# Thread: mass and center of a tetrahedron

1. ## mass and center of a tetrahedron

I am to fond the mass of the tetrahedron bound by the xy, yz, and xz planes and x + 2y + 3z = 1 THe density is 1 gm/cm^3 and x,y,z are in cm Then I am to find the center of this.

The bounds of course are my problem!

I think that they all three would be bound from 0 to 1 but I am not sure if it is that easy. Or would x be bound from 0 to 1 and then just solve the equation x + 2y + 3z = 1 for both y and z and use 0 as the lower bounds for all????

2. One way to write it is $x=1-2y-3z$.

Then $0 \leq x \leq 1-2y-3z$

The base is $0\leq y \leq \frac{1}{2},\ 0\leq z \leq \frac{1}{3}(1-2y)$

To find the center of mass:
$mx_T=\iiint_K x\varrho(x,y,z)dxdydz$
$my_T=\iiint_K y\varrho(x,y,z)dxdydz$
$mz_T=\iiint_K z\varrho(x,y,z)dxdydz$

where $m$ is the mass $=\iiint_K \varrho(x,y,z)dxdydz$ and $\varrho(x,y,z)$ is the density.

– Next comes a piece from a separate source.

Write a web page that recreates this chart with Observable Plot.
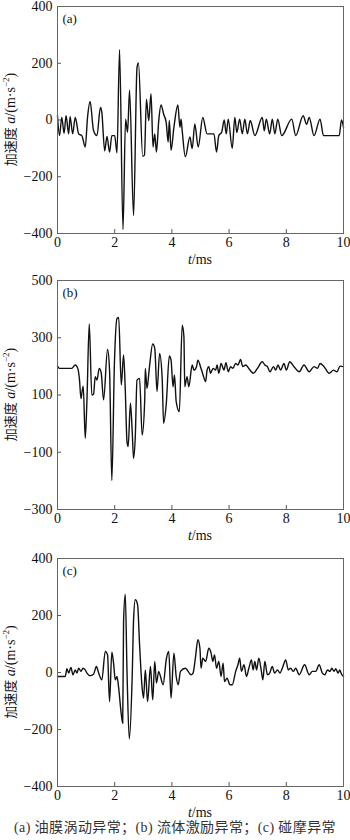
<!DOCTYPE html>
<html><head><meta charset="utf-8">
<script src="https://cdn.jsdelivr.net/npm/d3@7"></script>
<script src="https://cdn.jsdelivr.net/npm/@observablehq/plot@0.6"></script>
<style>
body{margin:0;background:#fff;width:350px;}
#chart svg{display:block;}
.cap{font-family:"Liberation Serif","Noto Sans CJK SC",serif;font-size:14px;letter-spacing:0.4px;color:#333;text-align:center;height:22px;line-height:20px;white-space:nowrap;}
</style></head><body><div id="chart"></div>
<script>
// shared x ticks (ms)
const xTicks = [0, 2, 4, 6, 8, 10];

// (a) oil whirl
const tA = [0.00,0.07,0.15,0.23,0.30,0.39,0.44,0.53,0.62,0.74,
  0.85,0.97,1.05,1.14,1.26,1.38,1.50,1.55,1.65,1.73,
  1.82,1.90,2.00,2.08,2.17,2.29,2.38,2.45,2.52,2.66,
  2.78,2.83,2.98,3.04,3.11,3.19,3.27,3.34,3.40,3.46,
  3.54,3.62,3.71,3.80,3.87,3.91,3.97,4.07,4.21,4.28,
  4.32,4.36,4.47,4.63,4.71,4.80,4.92,5.08,5.23,5.47,
  5.56,5.64,5.74,5.83,5.90,5.97,6.11,6.20,6.27,6.37,
  6.46,6.55,6.64,6.74,6.90,7.16,7.23,7.30,7.42,7.51,
  7.60,7.70,7.84,8.19,8.33,8.59,8.71,8.80,8.97,9.18,
  9.30,9.85,9.93,10.0];
const aA = [15,-55,9,-47,15,-49,12,-49,9,-49,
  -55,-95,9,65,-37,-55,44,27,-109,-58,
  -113,-55,-55,-116,248,-386,3,-43,105,-337,
  184,201,-128,-124,73,-2,93,-95,-49,-113,
  -2,53,21,-8,-78,-2,-107,-26,53,-26,
  3,-37,-130,-60,-101,-14,-95,9,-49,-49,
  -113,-55,-43,0,-49,3,-100,9,-44,3,
  -49,3,-49,-2,-55,9,-38,3,-49,3,
  -49,3,-55,3,-55,15,-15,9,-55,3,
  -55,-55,0,-26];
const yTicksA = [-400, -200, 0, 200, 400];

// (b) fluid excitation
const tB = [0.00,0.07,0.50,0.62,0.71,0.77,0.82,0.86,0.90,0.97,
  1.03,1.11,1.20,1.26,1.32,1.38,1.46,1.53,1.61,1.75,
  1.82,1.90,1.99,2.08,2.14,2.23,2.31,2.37,2.43,2.47,
  2.55,2.61,2.66,2.72,2.78,2.87,2.96,3.05,3.07,3.13,
  3.21,3.33,3.40,3.48,3.57,3.66,3.71,3.80,3.91,3.97,
  4.04,4.09,4.15,4.26,4.36,4.42,4.45,4.53,4.59,4.71,
  4.77,4.86,4.91,
  5.00,5.09,5.18,5.23,5.29,5.35,5.44,5.53,5.58,5.64,
  5.72,5.82,5.89,5.97,6.05,6.13,6.23,6.31,6.40,6.48,
  6.58,6.73,6.85,6.99,7.16,7.25,7.34,7.43,7.55,7.63,
  7.71,7.80,7.92,8.00,8.12,8.27,8.45,8.62,8.80,8.97,
  9.09,9.18,9.32,9.50,9.65,9.77,9.88,10.0];
const aB = [201,193,193,205,193,152,88,112,131,-51,
  83,348,100,103,164,152,193,176,83,259,
  187,-199,210,367,371,135,240,117,-63,-80,
  71,-22,-121,-45,152,158,-40,83,193,123,
  193,278,263,112,245,158,1,65,236,222,
  129,170,77,42,344,304,129,164,129,205,
  187,199,222,
  199,170,147,187,199,176,193,187,205,176,
  210,187,213,181,199,193,210,205,224,199,
  205,187,176,193,216,205,199,181,199,187,
  205,187,210,187,216,199,181,205,181,199,
  193,210,199,176,187,181,201,199];
const yTicksB = [-300, -100, 100, 300, 500];

// (c) rub-impact
const tC = [0,0.27,0.33,0.39,0.47,0.54,0.62,0.68,0.74,0.82,
  0.89,0.97,1.03,1.14,1.26,1.36,1.44,1.55,1.67,1.75,
  1.82,1.90,1.96,2.02,2.08,2.14,2.22,2.28,2.31,2.37,
  2.43,2.51,2.61,2.66,2.72,2.80,2.87,2.96,3.01,3.07,
  3.15,3.25,3.33,3.40,3.46,3.54,3.60,3.69,3.81,3.89,
  3.97,4.07,4.15,4.22,4.30,4.47,4.67,4.74,4.82,4.91,
  4.98,5.02,5.08,5.18,5.29,5.37,5.43,5.49,5.56,5.64,
  5.72,5.79,5.84,5.93,6.03,6.11,6.23,6.31,6.37,6.43,
  6.52,6.61,6.69,6.78,6.84,6.90,6.96,7.04,7.13,7.18,
  7.25,7.34,7.42,7.51,7.59,7.69,7.78,7.86,7.98,8.07,
  8.15,8.25,8.33,8.45,8.64,8.80,8.91,9.03,9.15,9.26,
  9.35,9.44,9.53,9.59,9.67,9.73,9.81,9.87,9.93,10.0];
const aC = [-14,-14,13,-2,18,-8,9,-2,15,4,
  15,9,-2,-11,-6,21,-2,-26,74,62,
  -102,71,33,-26,-14,-55,-137,-178,179,275,
  4,-233,-20,185,255,238,97,-55,-90,9,
  -102,21,-96,39,-37,4,-14,-43,50,74,
  -90,68,-14,-43,4,15,-8,-2,50,115,
  85,15,50,39,85,68,39,62,15,39,
  -14,33,-32,-20,-43,-43,4,27,50,4,
  27,-14,15,44,9,39,9,50,4,-26,
  39,-8,-2,21,-2,9,-2,15,44,9,
  15,4,15,-8,27,-8,4,4,27,-2,
  -8,9,4,15,4,13,-2,9,-6,-14];
const yTicksC = [-400, -200, 0, 200, 400];

const panelLabels = ["(a)", "(b)", "(c)"];
const caption = "(a) 油膜涡动异常；(b) 流体激励异常；(c) 碰摩异常";

const panels = [
  {label: panelLabels[0], t: tA, a: aA, yTicks: yTicksA, height: 268, mt: 6, mb: 35},
  {label: panelLabels[1], t: tB, a: aB, yTicks: yTicksB, height: 277, mt: 12, mb: 36},
  {label: panelLabels[2], t: tC, a: aC, yTicks: yTicksC, height: 273, mt: 13, mb: 32}
];

const root = document.getElementById("chart");
const ML = 57, MR = 7, W = 350;
const SERIF = "Liberation Serif";

for (const p of panels) {
  const data = p.t.map((t, i) => ({t, a: p.a[i]}));
  const yDomain = [p.yTicks[0], p.yTicks[p.yTicks.length - 1]];
  const chart = Plot.plot({
    width: W, height: p.height,
    marginLeft: ML, marginRight: MR, marginTop: p.mt, marginBottom: p.mb,
    style: {fontFamily: "'Liberation Serif', serif", fontSize: "14px", color: "#111", background: "#fff", overflow: "visible"},
    x: {domain: [0, 10], label: null},
    y: {domain: yDomain, label: null},
    marks: [
      Plot.axisX(xTicks, {tickSize: -4, tickFormat: () => "", stroke: "#555"}),
      Plot.axisY(p.yTicks, {tickSize: -4, tickFormat: () => "", stroke: "#555"}),
      Plot.axisX(xTicks, {tickSize: 0, tickPadding: 4, fontSize: 14, fontFamily: SERIF}),
      Plot.axisY(p.yTicks, {tickSize: 0, tickPadding: 5, fontSize: 14, fontFamily: SERIF}),
      Plot.line(data, {x: "t", y: "a", curve: "monotone-x", stroke: "#111", strokeWidth: 1.4}),
      Plot.frame({stroke: "#666", strokeWidth: 1}),
      Plot.text([p.label], {text: d => d, frameAnchor: "top-left", dx: 5, dy: 7, fontSize: 13, fontFamily: SERIF, fill: "#111"})
    ]
  });
  const svg = d3.select(chart);
  const frameBottom = p.height - p.mb;
  const frameMid = (p.mt + frameBottom) / 2;
  // x label  t/ms
  const xl = svg.append("text")
    .attr("x", (ML + W - MR) / 2).attr("y", frameBottom + 31)
    .attr("text-anchor", "middle").attr("font-size", 14)
    .attr("font-family", "'Liberation Serif', serif").attr("fill", "#111");
  xl.append("tspan").attr("font-style", "italic").text("t");
  xl.append("tspan").text("/ms");
  // y label 加速度 a/(m·s^-2)
  const yl = svg.append("text")
    .attr("transform", `translate(14.5,${frameMid}) rotate(-90)`)
    .attr("text-anchor", "middle").attr("font-size", 14)
    .attr("font-family", "'Liberation Serif', 'Noto Sans CJK SC', serif").attr("fill", "#111");
  yl.append("tspan").attr("font-family", "'Noto Sans CJK SC', sans-serif").attr("font-size", 13).text("加速度");
  yl.append("tspan").text(" ");
  yl.append("tspan").attr("font-style", "italic").text("a");
  yl.append("tspan").text("/(m·s");
  yl.append("tspan").attr("font-size", 9).attr("dy", -6).text("−2");
  yl.append("tspan").attr("dy", 6).text(")");
  root.appendChild(chart);
}

const cap = document.createElement("div");
cap.className = "cap";
cap.textContent = caption;
root.appendChild(cap);
</script>
</body></html>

3. If you want the base in the xy-plane: $0\leq z\leq \frac{1}{3}(1-x-2y),\ 0\leq y\leq \frac{1}{2}(1-x),\ 0\leq x\leq 1$

4. There is, by the way, a simple formula that says that the volume of the tetrahedron with vertices at (0, 0, 0), (a, 0, 0), (0, b, 0), and (0, 0, c) is abc/6.

The plane x+ 2y+ 3z= 1 cuts the axes at (1, 0, 0), (0, 1/2, 0), and (0, 0, 1/3) so the volume of this tetrahedron is (1)(1/2)(1/3)/6= 1/36.

Since the density is just 1, the mass is the volume.

To get the x coordinate of the centroid, integrate x over that tetrahedron and divide by the volume.